Vivimos en estado asambleario, donde todo se dirime con prepotencia, están los sectores más desprotegidos que son víctimas del “capanga” de turno que decide sobre su ayuda social que paga el estado, que los pone y saca de las calles de acuerdo a su conveniencia, están los que usan los piquetes como mecanismos de extorsión y los que imitan ese método de protesta, que sufren cuando les toca padecerlos porque ven que el estado y la política no defienden ni solucionan sus problemas cotidianos. Porque la democracia es lo mejor que tenemos, pero en muchos aspectos, solo nos sirve para votar y elegir, pero no mejora nuestra calidad de vida. Entonces, paradójicamente, se elige abusar de un mecanismo de protesta como el “piquete” que es un método naturalmente antidemocrático.

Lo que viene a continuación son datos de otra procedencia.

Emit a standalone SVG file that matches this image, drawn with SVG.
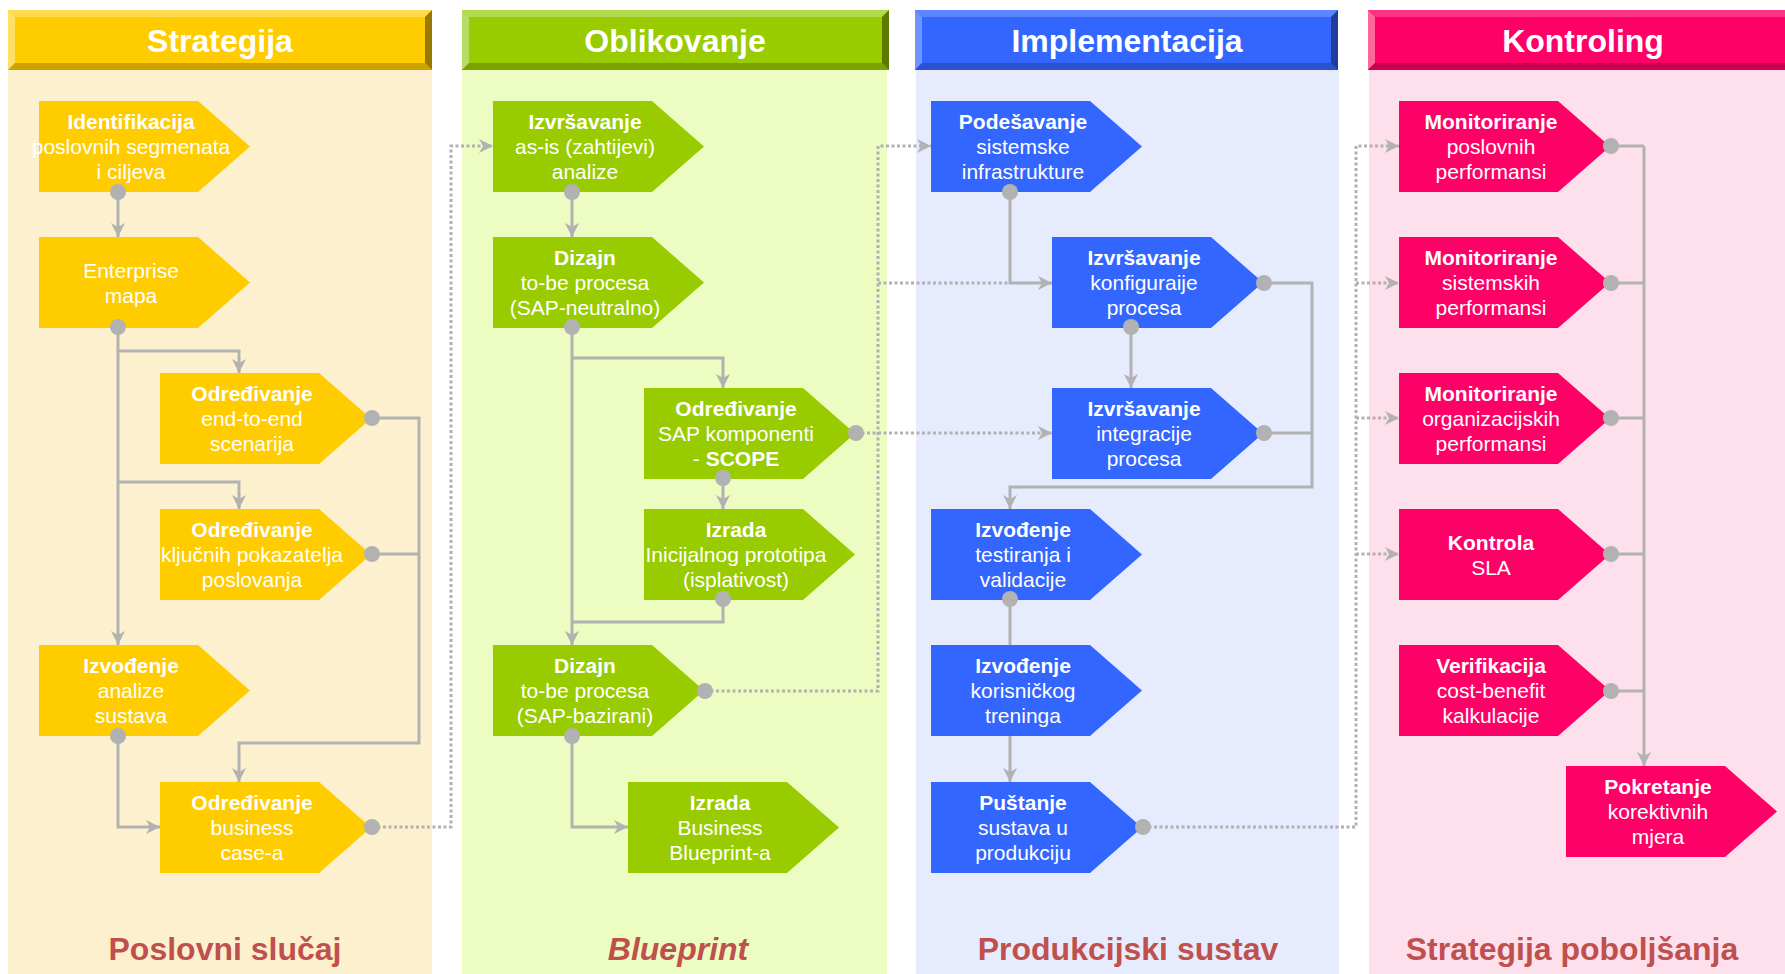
<svg xmlns="http://www.w3.org/2000/svg" width="1785" height="974" viewBox="0 0 1785 974">
<defs>
<style>
.t{font-family:"Liberation Sans",Arial,sans-serif;fill:#fff;font-size:21px;text-anchor:middle}
.b{font-weight:bold}
.h{font-family:"Liberation Sans",Arial,sans-serif;fill:#fff;font-size:32px;font-weight:bold;text-anchor:middle}
.f{font-family:"Liberation Sans",Arial,sans-serif;fill:#C0504D;font-size:32px;font-weight:bold;text-anchor:middle}
.c{fill:none;stroke:#B2B2B2;stroke-width:3}
.d{fill:none;stroke:#B2B2B2;stroke-width:3;stroke-dasharray:3 2.5}
.a{marker-end:url(#arr)}
.dot{fill:#B2B2B2}
.y{fill:#FFCC00}.g{fill:#99CC00}.bl{fill:#3366FF}.p{fill:#FF0066}
</style>
<path id="shape" d="M0,0 H159 L211,45.5 L159,91 H0 Z"/>
<marker id="arr" viewBox="0 0 14 14" refX="14" refY="7" markerWidth="14" markerHeight="14" markerUnits="userSpaceOnUse" orient="auto">
<path d="M0,0 L14,7 L0,14 L4,7 Z" fill="#B2B2B2"/>
</marker>
</defs>

<g id="lanes">
<rect x="8" y="70" width="424" height="904" fill="#FCF0CF"/>
<rect x="462" y="70" width="425" height="904" fill="#EDFCC0"/>
<rect x="916" y="70" width="423" height="904" fill="#E6ECFD"/>
<rect x="1369" y="70" width="416" height="904" fill="#FDE0EB"/>

<rect x="8" y="10" width="424" height="60" fill="#FFCC00"/>
<polygon points="8,10 432,10 425,17 15,17" fill="#FFDB4D"/>
<polygon points="8,10 15,17 15,63 8,70" fill="#FFE066"/>
<polygon points="8,70 15,63 425,63 432,70" fill="#CCA300"/>
<polygon points="432,10 432,70 425,63 425,17" fill="#997A00"/>
<text class="h" x="220" y="52">Strategija</text>

<rect x="462" y="10" width="427" height="60" fill="#99CC00"/>
<polygon points="462,10 889,10 882,17 469,17" fill="#B3D94D"/>
<polygon points="462,10 469,17 469,63 462,70" fill="#B8DB66"/>
<polygon points="462,70 469,63 882,63 889,70" fill="#7AA300"/>
<polygon points="889,10 889,70 882,63 882,17" fill="#5C7A00"/>
<text class="h" x="675" y="52">Oblikovanje</text>

<rect x="915" y="10" width="423" height="60" fill="#3366FF"/>
<polygon points="915,10 1338,10 1331,17 922,17" fill="#5C85FF"/>
<polygon points="915,10 922,17 922,63 915,70" fill="#7094FF"/>
<polygon points="915,70 922,63 1331,63 1338,70" fill="#2952CC"/>
<polygon points="1338,10 1338,70 1331,63 1331,17" fill="#1F3D99"/>
<text class="h" x="1127" y="52">Implementacija</text>

<rect x="1368" y="10" width="417" height="60" fill="#FF0066"/>
<polygon points="1368,10 1785,10 1785,17 1375,17" fill="#FF3385"/>
<polygon points="1368,10 1375,17 1375,63 1368,70" fill="#FF6699"/>
<polygon points="1368,70 1375,63 1785,63 1785,70" fill="#CC0052"/>
<text class="h" x="1583" y="52">Kontroling</text>

<text class="f" x="225" y="960">Poslovni slučaj</text>
<text class="f" x="678" y="960" font-style="italic">Blueprint</text>
<text class="f" x="1128" y="960">Produkcijski sustav</text>
<text class="f" x="1572" y="960">Strategija poboljšanja</text>
</g>

<g id="n1" transform="translate(39,101)"><use href="#shape" class="y"/><text class="t" x="92"><tspan class="b" x="92" y="28">Identifikacija</tspan><tspan x="92" y="53">poslovnih segmenata</tspan><tspan x="92" y="78">i ciljeva</tspan></text></g>
<g id="n2" transform="translate(39,237)"><use href="#shape" class="y"/><text class="t" x="92"><tspan x="92" y="41">Enterprise</tspan><tspan x="92" y="66">mapa</tspan></text></g>
<g id="n3" transform="translate(160,373)"><use href="#shape" class="y"/><text class="t" x="92"><tspan class="b" x="92" y="28">Određivanje</tspan><tspan x="92" y="53">end-to-end</tspan><tspan x="92" y="78">scenarija</tspan></text></g>
<g id="n4" transform="translate(160,509)"><use href="#shape" class="y"/><text class="t" x="92"><tspan class="b" x="92" y="28">Određivanje</tspan><tspan x="92" y="53">ključnih pokazatelja</tspan><tspan x="92" y="78">poslovanja</tspan></text></g>
<g id="n5" transform="translate(39,645)"><use href="#shape" class="y"/><text class="t" x="92"><tspan class="b" x="92" y="28">Izvođenje</tspan><tspan x="92" y="53">analize</tspan><tspan x="92" y="78">sustava</tspan></text></g>
<g id="n6" transform="translate(160,782)"><use href="#shape" class="y"/><text class="t" x="92"><tspan class="b" x="92" y="28">Određivanje</tspan><tspan x="92" y="53">business</tspan><tspan x="92" y="78">case-a</tspan></text></g>

<g id="m1" transform="translate(493,101)"><use href="#shape" class="g"/><text class="t" x="92"><tspan class="b" x="92" y="28">Izvršavanje</tspan><tspan x="92" y="53">as-is (zahtijevi)</tspan><tspan x="92" y="78">analize</tspan></text></g>
<g id="m2" transform="translate(493,237)"><use href="#shape" class="g"/><text class="t" x="92"><tspan class="b" x="92" y="28">Dizajn</tspan><tspan x="92" y="53">to-be procesa</tspan><tspan x="92" y="78">(SAP-neutralno)</tspan></text></g>
<g id="m3" transform="translate(644,388)"><use href="#shape" class="g"/><text class="t" x="92"><tspan class="b" x="92" y="28">Određivanje</tspan><tspan x="92" y="53">SAP komponenti</tspan><tspan x="92" y="78">- <tspan class="b">SCOPE</tspan></tspan></text></g>
<g id="m4" transform="translate(644,509)"><use href="#shape" class="g"/><text class="t" x="92"><tspan class="b" x="92" y="28">Izrada</tspan><tspan x="92" y="53">Inicijalnog prototipa</tspan><tspan x="92" y="78">(isplativost)</tspan></text></g>
<g id="m5" transform="translate(493,645)"><use href="#shape" class="g"/><text class="t" x="92"><tspan class="b" x="92" y="28">Dizajn</tspan><tspan x="92" y="53">to-be procesa</tspan><tspan x="92" y="78">(SAP-bazirani)</tspan></text></g>
<g id="m6" transform="translate(628,782)"><use href="#shape" class="g"/><text class="t" x="92"><tspan class="b" x="92" y="28">Izrada</tspan><tspan x="92" y="53">Business</tspan><tspan x="92" y="78">Blueprint-a</tspan></text></g>

<g id="i1" transform="translate(931,101)"><use href="#shape" class="bl"/><text class="t" x="92"><tspan class="b" x="92" y="28">Podešavanje</tspan><tspan x="92" y="53">sistemske</tspan><tspan x="92" y="78">infrastrukture</tspan></text></g>
<g id="i2" transform="translate(1052,237)"><use href="#shape" class="bl"/><text class="t" x="92"><tspan class="b" x="92" y="28">Izvršavanje</tspan><tspan x="92" y="53">konfiguraije</tspan><tspan x="92" y="78">procesa</tspan></text></g>
<g id="i3" transform="translate(1052,388)"><use href="#shape" class="bl"/><text class="t" x="92"><tspan class="b" x="92" y="28">Izvršavanje</tspan><tspan x="92" y="53">integracije</tspan><tspan x="92" y="78">procesa</tspan></text></g>
<g id="i4" transform="translate(931,509)"><use href="#shape" class="bl"/><text class="t" x="92"><tspan class="b" x="92" y="28">Izvođenje</tspan><tspan x="92" y="53">testiranja i</tspan><tspan x="92" y="78">validacije</tspan></text></g>
<g id="i5" transform="translate(931,645)"><use href="#shape" class="bl"/><text class="t" x="92"><tspan class="b" x="92" y="28">Izvođenje</tspan><tspan x="92" y="53">korisničkog</tspan><tspan x="92" y="78">treninga</tspan></text></g>
<g id="i6" transform="translate(931,782)"><use href="#shape" class="bl"/><text class="t" x="92"><tspan class="b" x="92" y="28">Puštanje</tspan><tspan x="92" y="53">sustava u</tspan><tspan x="92" y="78">produkciju</tspan></text></g>

<g id="k1" transform="translate(1399,101)"><use href="#shape" class="p"/><text class="t" x="92"><tspan class="b" x="92" y="28">Monitoriranje</tspan><tspan x="92" y="53">poslovnih</tspan><tspan x="92" y="78">performansi</tspan></text></g>
<g id="k2" transform="translate(1399,237)"><use href="#shape" class="p"/><text class="t" x="92"><tspan class="b" x="92" y="28">Monitoriranje</tspan><tspan x="92" y="53">sistemskih</tspan><tspan x="92" y="78">performansi</tspan></text></g>
<g id="k3" transform="translate(1399,373)"><use href="#shape" class="p"/><text class="t" x="92"><tspan class="b" x="92" y="28">Monitoriranje</tspan><tspan x="92" y="53">organizacijskih</tspan><tspan x="92" y="78">performansi</tspan></text></g>
<g id="k4" transform="translate(1399,509)"><use href="#shape" class="p"/><text class="t" x="92"><tspan class="b" x="92" y="41">Kontrola</tspan><tspan x="92" y="66">SLA</tspan></text></g>
<g id="k5" transform="translate(1399,645)"><use href="#shape" class="p"/><text class="t" x="92"><tspan class="b" x="92" y="28">Verifikacija</tspan><tspan x="92" y="53">cost-benefit</tspan><tspan x="92" y="78">kalkulacije</tspan></text></g>
<g id="k6" transform="translate(1566,766)"><use href="#shape" class="p"/><text class="t" x="92"><tspan class="b" x="92" y="28">Pokretanje</tspan><tspan x="92" y="53">korektivnih</tspan><tspan x="92" y="78">mjera</tspan></text></g>

<g id="connectors">
<path class="c a" d="M118,192 V237"/>
<path class="c a" d="M118,327 V645"/>
<path class="c a" d="M118,351 H239 V373"/>
<path class="c a" d="M118,482 H239 V509"/>
<path class="c a" d="M372,418 H419 V743 H239 V782"/>
<path class="c" d="M372,554 H419"/>
<path class="c a" d="M118,736 V827 H160"/>
<path class="d a" d="M372,827 H451 V146 H493"/>
<path class="c a" d="M572,192 V237"/>
<path class="c a" d="M572,327 V645"/>
<path class="c a" d="M572,358 H723 V388"/>
<path class="c a" d="M723,478 V509"/>
<path class="c" d="M723,599 V622 H572"/>
<path class="c a" d="M572,736 V827 H628"/>
<path class="d a" d="M856,433 H1052"/>
<path class="d a" d="M705,691 H878 V146 H931"/>
<path class="d" d="M878,283 H1010"/>
<path class="c a" d="M1010,192 V283 H1052"/>
<path class="c a" d="M1264,283 H1312 V487 H1010 V509"/>
<path class="c" d="M1264,433 H1312"/>
<path class="c a" d="M1131,327 V388"/>
<path class="c" d="M1010,599 V645"/>
<path class="c a" d="M1010,736 V782"/>
<path class="d a" d="M1143,827 H1356 V146 H1399"/>
<path class="d a" d="M1356,283 H1399"/>
<path class="d a" d="M1356,418 H1399"/>
<path class="d a" d="M1356,554 H1399"/>
<path class="c" d="M1611,146 H1644"/>
<path class="c" d="M1611,283 H1644"/>
<path class="c" d="M1611,418 H1644"/>
<path class="c" d="M1611,554 H1644"/>
<path class="c" d="M1611,691 H1644"/>
<path class="c a" d="M1644,146 V766"/>
<circle class="dot" cx="118" cy="192" r="8"/>
<circle class="dot" cx="118" cy="327" r="8"/>
<circle class="dot" cx="372" cy="418" r="8"/>
<circle class="dot" cx="372" cy="554" r="8"/>
<circle class="dot" cx="118" cy="736" r="8"/>
<circle class="dot" cx="372" cy="827" r="8"/>
<circle class="dot" cx="572" cy="192" r="8"/>
<circle class="dot" cx="572" cy="327" r="8"/>
<circle class="dot" cx="856" cy="433" r="8"/>
<circle class="dot" cx="723" cy="478" r="8"/>
<circle class="dot" cx="723" cy="599" r="8"/>
<circle class="dot" cx="705" cy="691" r="8"/>
<circle class="dot" cx="572" cy="736" r="8"/>
<circle class="dot" cx="1010" cy="192" r="8"/>
<circle class="dot" cx="1264" cy="283" r="8"/>
<circle class="dot" cx="1131" cy="327" r="8"/>
<circle class="dot" cx="1264" cy="433" r="8"/>
<circle class="dot" cx="1010" cy="599" r="8"/>
<circle class="dot" cx="1143" cy="827" r="8"/>
<circle class="dot" cx="1611" cy="146" r="8"/>
<circle class="dot" cx="1611" cy="283" r="8"/>
<circle class="dot" cx="1611" cy="418" r="8"/>
<circle class="dot" cx="1611" cy="554" r="8"/>
<circle class="dot" cx="1611" cy="691" r="8"/>
</g>
</svg>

Con más 22 millones de personas que reciben algún tipo de resarcimiento del estado, lo que debería debatirse es cómo se pone en marcha la productividad, la actividad económica que permita financiar esos subsidios y generar trabajo genuino en el sector privado para que prontamente dejen de ser esa “ayuda” eterna que hasta ahora solo sirvió como red de contención social y no como un dispositivo de movilidad social. Nada más lejos que eso.
Y poner sobre la mesa reglas de juego claras. El “piquete”, en esta democracia actual, dejó de ser aquel señalador de conflictos sociales latentes y no visibilizados que supo cumplir un rol alertador en plena crisis de los 2000, y pasó a ser un juego perverso que no busca soluciones colectivas sino solo empoderamientos individuales o políticos.
Todo en perjuicio del ciudadano de a pie.